> [Requirement]: Begin with the opening line of the records and extract each line through the one holding "znAlpha = [12.6, 14.5, 16.6, 18.9, 21.2, 23.5, 25.9, 28.7, 31.9]"; pictures are not part of the copy.

> [Information shown]:
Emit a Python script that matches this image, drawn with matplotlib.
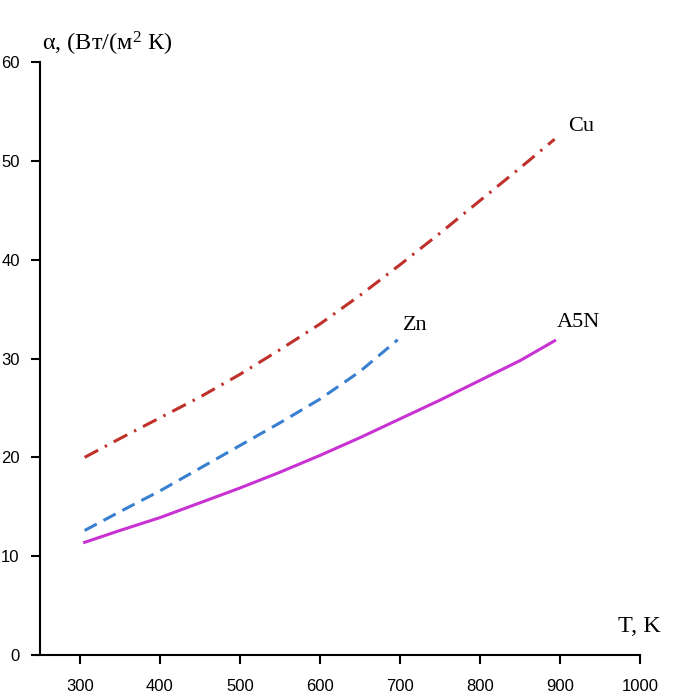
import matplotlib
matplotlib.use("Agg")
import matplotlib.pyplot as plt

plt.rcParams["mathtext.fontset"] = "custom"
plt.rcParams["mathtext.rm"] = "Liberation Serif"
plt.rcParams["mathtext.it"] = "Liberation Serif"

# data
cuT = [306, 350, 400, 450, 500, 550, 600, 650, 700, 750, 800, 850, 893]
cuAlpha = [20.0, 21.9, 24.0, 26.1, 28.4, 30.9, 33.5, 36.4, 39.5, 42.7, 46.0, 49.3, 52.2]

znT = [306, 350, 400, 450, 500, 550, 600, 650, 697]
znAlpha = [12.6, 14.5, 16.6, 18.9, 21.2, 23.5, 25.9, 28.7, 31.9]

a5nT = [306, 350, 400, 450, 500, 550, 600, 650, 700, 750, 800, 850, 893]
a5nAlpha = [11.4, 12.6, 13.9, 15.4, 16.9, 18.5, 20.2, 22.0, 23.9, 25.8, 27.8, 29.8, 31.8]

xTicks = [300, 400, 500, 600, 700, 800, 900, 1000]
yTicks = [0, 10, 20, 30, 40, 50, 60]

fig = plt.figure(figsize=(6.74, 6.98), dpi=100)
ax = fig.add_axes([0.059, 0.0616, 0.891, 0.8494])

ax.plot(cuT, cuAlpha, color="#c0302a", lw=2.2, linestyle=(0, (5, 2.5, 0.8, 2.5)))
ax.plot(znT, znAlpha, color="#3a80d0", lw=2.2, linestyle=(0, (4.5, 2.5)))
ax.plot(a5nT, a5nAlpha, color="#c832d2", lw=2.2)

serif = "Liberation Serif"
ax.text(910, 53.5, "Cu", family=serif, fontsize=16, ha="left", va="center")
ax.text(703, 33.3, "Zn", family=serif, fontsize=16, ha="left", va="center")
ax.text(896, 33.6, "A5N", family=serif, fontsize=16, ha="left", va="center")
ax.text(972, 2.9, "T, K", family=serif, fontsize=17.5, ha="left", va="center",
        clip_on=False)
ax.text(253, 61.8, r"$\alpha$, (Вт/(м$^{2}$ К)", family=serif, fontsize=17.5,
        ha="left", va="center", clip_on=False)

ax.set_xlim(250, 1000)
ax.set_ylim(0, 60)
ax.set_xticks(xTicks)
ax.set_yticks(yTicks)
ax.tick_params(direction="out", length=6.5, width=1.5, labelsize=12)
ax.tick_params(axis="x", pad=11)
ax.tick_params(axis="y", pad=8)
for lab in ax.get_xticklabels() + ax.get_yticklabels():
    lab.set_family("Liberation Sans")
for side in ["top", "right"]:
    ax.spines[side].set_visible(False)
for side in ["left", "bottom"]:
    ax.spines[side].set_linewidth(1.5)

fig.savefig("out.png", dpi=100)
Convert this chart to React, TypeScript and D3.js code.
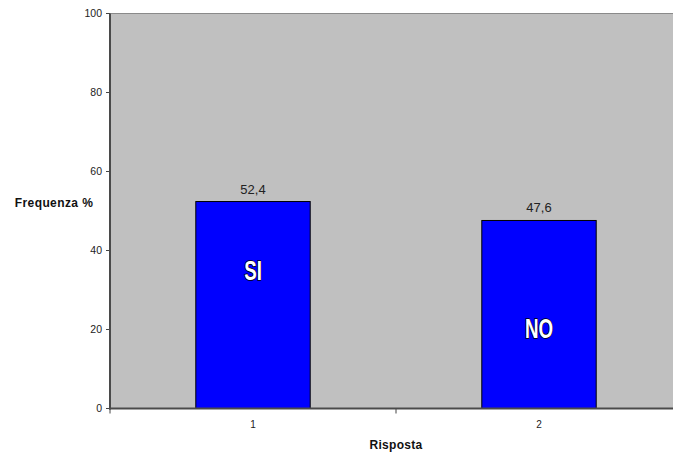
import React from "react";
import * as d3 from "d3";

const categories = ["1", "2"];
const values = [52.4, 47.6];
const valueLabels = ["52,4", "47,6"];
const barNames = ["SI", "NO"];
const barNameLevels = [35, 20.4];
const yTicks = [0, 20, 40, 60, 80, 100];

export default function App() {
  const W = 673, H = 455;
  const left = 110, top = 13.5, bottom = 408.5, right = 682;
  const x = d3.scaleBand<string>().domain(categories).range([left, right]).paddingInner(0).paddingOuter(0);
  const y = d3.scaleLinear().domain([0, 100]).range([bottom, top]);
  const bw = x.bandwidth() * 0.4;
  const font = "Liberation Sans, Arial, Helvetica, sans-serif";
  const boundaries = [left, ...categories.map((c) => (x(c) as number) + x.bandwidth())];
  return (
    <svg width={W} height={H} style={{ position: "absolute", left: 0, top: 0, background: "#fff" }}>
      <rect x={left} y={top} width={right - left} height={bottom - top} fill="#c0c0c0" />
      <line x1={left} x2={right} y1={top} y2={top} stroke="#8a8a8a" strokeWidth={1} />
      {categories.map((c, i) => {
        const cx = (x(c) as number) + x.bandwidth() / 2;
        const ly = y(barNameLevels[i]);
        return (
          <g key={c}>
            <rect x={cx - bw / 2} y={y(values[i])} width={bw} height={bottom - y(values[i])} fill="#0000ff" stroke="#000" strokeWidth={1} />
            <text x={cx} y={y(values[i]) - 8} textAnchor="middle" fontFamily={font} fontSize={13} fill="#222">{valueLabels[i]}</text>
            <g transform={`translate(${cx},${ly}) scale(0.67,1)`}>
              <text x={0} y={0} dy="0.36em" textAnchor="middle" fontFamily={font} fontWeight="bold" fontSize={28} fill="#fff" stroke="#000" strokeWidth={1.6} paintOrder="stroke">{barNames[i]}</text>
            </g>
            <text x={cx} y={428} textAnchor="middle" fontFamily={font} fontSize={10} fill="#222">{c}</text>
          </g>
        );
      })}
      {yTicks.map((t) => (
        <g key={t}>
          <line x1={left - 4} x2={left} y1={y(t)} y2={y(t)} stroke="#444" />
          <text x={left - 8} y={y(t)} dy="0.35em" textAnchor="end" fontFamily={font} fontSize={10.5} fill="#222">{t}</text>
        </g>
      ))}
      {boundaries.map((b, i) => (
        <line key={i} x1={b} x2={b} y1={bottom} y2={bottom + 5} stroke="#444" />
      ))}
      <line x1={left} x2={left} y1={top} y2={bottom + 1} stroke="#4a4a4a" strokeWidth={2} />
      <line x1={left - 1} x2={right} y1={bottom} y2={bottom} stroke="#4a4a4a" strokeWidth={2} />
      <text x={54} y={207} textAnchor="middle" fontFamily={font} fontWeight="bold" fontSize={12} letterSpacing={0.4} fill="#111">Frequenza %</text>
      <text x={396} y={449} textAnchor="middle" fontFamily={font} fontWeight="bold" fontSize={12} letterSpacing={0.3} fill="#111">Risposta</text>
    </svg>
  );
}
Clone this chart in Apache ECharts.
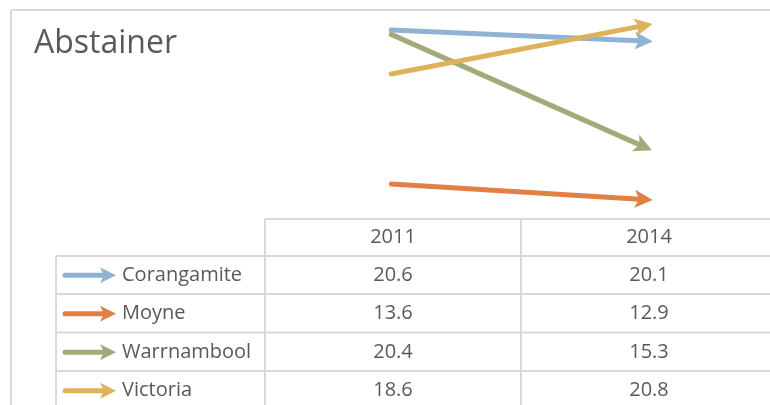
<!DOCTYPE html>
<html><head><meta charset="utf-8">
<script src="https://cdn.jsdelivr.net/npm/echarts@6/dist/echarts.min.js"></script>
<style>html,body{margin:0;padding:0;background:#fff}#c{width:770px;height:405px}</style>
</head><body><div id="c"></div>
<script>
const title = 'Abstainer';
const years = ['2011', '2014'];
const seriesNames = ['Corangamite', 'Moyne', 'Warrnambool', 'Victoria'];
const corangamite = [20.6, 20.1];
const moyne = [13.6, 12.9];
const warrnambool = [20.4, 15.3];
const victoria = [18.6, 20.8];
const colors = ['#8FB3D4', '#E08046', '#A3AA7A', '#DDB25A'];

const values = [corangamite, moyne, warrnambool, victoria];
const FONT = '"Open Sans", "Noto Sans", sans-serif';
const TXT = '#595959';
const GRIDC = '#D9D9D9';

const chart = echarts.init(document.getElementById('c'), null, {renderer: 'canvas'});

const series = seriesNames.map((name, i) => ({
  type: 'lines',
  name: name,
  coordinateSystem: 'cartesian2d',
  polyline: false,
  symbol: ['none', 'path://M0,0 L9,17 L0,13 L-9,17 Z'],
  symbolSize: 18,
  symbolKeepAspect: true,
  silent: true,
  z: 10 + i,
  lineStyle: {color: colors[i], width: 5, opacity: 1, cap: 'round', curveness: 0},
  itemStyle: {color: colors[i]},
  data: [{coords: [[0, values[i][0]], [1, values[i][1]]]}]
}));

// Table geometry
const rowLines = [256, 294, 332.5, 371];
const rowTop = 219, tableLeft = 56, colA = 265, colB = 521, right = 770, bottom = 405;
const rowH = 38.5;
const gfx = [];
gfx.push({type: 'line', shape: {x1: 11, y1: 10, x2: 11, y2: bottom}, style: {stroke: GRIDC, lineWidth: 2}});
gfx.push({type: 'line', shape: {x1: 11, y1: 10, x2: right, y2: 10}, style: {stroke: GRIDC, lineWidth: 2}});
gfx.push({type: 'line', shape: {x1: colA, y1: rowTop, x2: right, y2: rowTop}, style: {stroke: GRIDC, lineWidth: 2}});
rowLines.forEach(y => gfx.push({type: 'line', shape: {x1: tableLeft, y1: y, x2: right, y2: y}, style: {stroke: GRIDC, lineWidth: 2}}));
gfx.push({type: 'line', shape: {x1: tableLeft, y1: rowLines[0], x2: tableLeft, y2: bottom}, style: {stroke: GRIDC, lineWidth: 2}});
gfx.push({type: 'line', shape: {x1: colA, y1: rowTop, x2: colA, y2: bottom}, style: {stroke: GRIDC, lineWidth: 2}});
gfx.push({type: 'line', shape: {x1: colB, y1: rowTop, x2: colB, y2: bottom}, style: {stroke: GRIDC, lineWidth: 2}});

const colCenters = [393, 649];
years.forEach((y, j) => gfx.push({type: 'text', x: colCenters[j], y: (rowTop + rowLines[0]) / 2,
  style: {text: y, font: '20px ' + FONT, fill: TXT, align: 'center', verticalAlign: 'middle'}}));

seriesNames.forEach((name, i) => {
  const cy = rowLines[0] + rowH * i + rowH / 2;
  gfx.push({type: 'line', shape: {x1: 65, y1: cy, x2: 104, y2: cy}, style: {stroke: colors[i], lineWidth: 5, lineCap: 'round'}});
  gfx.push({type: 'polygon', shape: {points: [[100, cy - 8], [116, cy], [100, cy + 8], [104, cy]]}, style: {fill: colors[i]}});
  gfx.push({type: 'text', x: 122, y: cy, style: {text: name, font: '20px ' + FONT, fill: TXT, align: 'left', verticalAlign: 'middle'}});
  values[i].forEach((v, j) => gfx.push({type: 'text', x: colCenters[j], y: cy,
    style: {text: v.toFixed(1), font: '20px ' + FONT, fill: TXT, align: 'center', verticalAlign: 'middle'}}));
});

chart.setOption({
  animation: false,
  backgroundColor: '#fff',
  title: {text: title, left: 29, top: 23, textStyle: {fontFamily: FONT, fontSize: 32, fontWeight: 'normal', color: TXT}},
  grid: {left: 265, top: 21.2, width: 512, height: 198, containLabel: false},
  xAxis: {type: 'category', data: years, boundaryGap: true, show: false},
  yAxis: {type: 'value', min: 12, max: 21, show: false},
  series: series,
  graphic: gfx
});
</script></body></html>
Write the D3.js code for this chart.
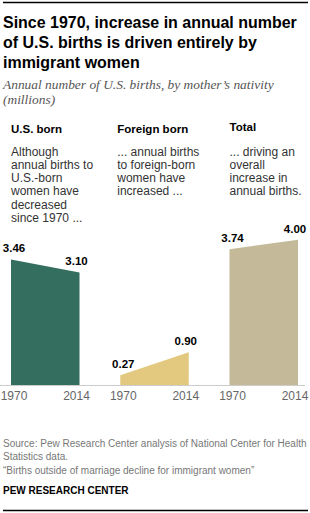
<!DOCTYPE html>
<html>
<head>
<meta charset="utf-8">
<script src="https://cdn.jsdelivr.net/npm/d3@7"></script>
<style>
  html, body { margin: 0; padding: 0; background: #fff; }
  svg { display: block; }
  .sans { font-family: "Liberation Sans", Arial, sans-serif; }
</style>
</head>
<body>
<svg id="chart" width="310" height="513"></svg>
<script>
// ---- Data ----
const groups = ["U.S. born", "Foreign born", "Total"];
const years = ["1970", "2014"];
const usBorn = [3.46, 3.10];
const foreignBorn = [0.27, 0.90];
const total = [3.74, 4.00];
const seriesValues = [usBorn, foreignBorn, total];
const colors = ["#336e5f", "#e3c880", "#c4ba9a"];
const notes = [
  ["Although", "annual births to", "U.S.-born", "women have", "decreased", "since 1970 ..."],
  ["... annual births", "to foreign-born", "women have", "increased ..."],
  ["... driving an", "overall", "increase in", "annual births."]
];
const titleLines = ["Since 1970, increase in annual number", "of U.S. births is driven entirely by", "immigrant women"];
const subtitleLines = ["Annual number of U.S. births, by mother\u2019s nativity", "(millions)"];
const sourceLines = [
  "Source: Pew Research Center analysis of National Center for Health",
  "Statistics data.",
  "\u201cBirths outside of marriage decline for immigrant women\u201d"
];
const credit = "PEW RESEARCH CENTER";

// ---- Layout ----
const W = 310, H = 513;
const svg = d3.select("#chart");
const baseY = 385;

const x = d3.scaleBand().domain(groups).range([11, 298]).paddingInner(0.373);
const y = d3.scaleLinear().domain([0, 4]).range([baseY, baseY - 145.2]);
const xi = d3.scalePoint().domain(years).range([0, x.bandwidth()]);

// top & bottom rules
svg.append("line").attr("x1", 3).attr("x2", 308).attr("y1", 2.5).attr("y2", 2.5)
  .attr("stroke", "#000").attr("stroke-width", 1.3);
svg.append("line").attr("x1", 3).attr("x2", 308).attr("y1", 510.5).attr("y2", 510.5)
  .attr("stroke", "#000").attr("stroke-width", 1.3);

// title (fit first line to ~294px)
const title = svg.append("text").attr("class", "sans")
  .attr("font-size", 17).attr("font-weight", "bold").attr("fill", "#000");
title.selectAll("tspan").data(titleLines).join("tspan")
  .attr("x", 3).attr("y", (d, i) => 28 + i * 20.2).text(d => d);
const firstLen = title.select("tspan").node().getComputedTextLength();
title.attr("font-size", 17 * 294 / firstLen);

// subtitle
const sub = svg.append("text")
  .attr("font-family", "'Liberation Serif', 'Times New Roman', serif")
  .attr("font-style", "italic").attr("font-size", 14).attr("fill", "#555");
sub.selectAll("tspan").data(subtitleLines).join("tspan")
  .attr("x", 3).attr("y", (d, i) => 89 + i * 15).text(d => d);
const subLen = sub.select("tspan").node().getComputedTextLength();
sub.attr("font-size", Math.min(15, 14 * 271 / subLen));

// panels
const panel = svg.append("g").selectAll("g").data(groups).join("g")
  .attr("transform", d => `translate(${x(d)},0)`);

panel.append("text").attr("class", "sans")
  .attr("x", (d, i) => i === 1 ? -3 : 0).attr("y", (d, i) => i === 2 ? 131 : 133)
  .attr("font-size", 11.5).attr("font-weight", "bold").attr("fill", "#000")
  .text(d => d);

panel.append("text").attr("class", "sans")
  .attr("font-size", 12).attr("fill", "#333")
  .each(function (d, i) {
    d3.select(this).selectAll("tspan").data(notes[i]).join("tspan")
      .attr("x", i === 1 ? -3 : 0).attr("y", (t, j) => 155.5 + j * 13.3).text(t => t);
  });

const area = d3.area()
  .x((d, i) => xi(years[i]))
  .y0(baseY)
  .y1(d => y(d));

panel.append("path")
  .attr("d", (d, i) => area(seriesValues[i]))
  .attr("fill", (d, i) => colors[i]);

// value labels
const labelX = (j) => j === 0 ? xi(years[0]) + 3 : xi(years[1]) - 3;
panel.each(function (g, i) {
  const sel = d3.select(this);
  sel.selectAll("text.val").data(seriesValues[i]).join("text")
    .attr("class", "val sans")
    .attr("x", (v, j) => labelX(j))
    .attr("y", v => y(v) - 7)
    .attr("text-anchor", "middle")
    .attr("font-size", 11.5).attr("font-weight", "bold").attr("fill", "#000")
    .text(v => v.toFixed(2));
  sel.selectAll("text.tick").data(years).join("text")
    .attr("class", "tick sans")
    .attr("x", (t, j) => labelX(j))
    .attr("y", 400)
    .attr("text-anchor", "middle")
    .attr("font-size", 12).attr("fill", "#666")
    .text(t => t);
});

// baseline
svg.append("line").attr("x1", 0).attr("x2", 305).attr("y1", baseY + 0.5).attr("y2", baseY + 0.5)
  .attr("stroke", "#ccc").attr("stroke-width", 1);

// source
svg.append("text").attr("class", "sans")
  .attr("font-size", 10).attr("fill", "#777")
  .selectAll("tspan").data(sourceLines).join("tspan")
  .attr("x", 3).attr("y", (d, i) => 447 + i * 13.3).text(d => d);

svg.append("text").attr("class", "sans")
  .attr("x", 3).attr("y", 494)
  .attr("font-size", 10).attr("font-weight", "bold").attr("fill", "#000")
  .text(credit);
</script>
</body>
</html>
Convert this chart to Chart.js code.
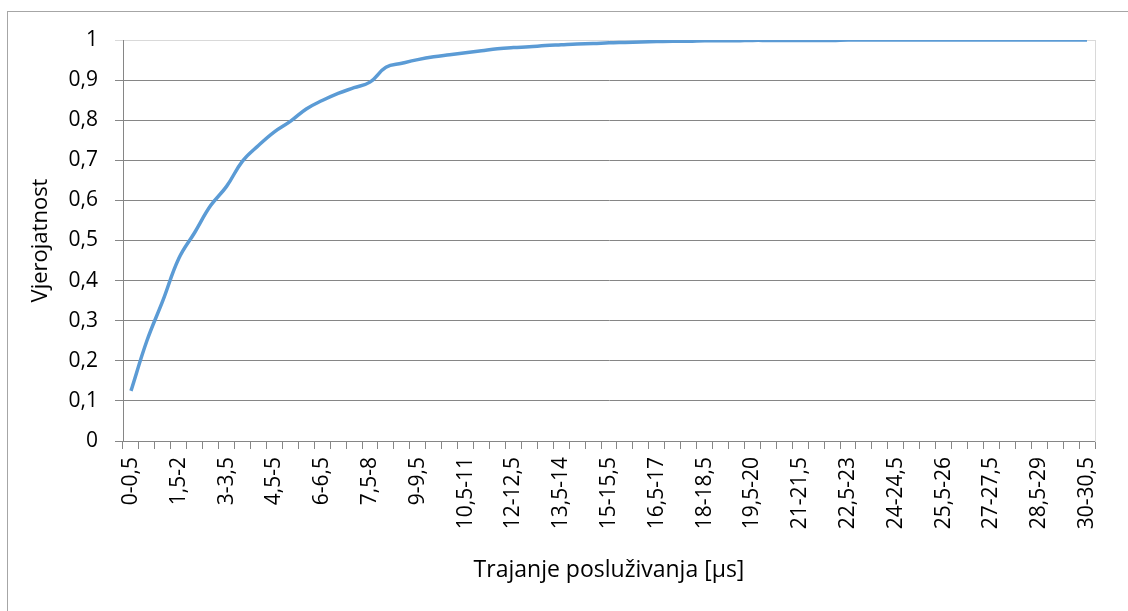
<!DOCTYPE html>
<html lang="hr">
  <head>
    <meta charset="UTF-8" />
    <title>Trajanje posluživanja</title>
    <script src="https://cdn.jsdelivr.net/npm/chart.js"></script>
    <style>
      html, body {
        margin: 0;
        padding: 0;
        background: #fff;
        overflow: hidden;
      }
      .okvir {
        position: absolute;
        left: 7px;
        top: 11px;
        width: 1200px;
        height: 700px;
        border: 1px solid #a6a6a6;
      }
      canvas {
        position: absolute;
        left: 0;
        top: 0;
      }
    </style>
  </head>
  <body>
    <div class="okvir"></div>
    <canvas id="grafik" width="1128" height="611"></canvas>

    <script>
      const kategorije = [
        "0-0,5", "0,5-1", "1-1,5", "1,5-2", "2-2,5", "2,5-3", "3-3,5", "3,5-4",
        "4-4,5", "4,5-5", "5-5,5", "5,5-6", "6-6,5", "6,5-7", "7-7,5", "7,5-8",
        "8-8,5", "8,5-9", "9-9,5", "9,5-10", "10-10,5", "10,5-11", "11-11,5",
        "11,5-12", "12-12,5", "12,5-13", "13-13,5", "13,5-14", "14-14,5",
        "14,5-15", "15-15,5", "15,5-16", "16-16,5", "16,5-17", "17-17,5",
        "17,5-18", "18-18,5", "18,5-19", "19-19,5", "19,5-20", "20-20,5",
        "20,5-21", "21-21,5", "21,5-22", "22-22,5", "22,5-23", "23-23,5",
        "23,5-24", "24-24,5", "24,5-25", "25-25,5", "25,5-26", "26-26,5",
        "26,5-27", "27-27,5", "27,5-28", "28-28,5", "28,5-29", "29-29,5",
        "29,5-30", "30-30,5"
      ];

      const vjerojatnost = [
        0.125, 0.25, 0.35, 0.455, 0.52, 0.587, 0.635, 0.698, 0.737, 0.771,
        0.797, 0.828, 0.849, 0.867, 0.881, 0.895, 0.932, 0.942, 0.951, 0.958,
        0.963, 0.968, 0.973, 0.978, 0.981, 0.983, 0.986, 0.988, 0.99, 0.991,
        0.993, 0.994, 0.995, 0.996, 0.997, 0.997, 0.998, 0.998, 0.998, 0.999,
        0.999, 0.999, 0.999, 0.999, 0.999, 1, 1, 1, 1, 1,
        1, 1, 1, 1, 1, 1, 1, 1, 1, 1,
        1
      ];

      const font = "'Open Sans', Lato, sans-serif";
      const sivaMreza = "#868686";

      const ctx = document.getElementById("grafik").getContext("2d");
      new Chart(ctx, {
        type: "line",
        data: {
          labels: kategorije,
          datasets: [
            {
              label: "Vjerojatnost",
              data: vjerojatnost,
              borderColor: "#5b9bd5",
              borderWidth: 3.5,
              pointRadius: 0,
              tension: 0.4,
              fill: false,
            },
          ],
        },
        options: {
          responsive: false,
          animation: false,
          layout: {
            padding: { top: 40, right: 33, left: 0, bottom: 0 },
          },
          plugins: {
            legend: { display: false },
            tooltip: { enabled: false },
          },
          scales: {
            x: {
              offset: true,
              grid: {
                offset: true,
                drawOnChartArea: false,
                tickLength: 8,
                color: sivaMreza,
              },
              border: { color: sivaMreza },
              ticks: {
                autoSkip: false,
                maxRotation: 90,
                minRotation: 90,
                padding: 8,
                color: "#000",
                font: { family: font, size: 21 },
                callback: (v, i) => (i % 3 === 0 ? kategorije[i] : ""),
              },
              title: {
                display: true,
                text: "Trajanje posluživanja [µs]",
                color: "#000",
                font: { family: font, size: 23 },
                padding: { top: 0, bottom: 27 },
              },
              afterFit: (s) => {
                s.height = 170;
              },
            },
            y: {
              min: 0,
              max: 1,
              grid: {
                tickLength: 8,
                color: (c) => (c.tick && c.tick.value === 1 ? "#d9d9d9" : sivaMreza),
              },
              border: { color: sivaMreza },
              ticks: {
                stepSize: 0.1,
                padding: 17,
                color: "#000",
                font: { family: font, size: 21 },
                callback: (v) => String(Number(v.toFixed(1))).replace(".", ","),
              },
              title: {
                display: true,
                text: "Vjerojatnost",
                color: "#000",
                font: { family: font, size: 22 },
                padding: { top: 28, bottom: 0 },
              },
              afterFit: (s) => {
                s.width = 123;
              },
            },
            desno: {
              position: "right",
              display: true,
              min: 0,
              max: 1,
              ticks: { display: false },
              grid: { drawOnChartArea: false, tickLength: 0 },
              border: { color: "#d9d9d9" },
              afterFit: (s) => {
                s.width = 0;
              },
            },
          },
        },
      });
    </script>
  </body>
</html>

> [Finished task]:
Emit a Python script that matches this image, drawn with matplotlib.
import matplotlib
matplotlib.use("Agg")
import matplotlib.pyplot as plt

plt.rcParams["mathtext.fontset"] = "custom"
plt.rcParams["mathtext.rm"] = "Liberation Serif"
plt.rcParams["mathtext.it"] = "Liberation Serif"

# data
cuT = [306, 350, 400, 450, 500, 550, 600, 650, 700, 750, 800, 850, 893]
cuAlpha = [20.0, 21.9, 24.0, 26.1, 28.4, 30.9, 33.5, 36.4, 39.5, 42.7, 46.0, 49.3, 52.2]

znT = [306, 350, 400, 450, 500, 550, 600, 650, 697]
znAlpha = [12.6, 14.5, 16.6, 18.9, 21.2, 23.5, 25.9, 28.7, 31.9]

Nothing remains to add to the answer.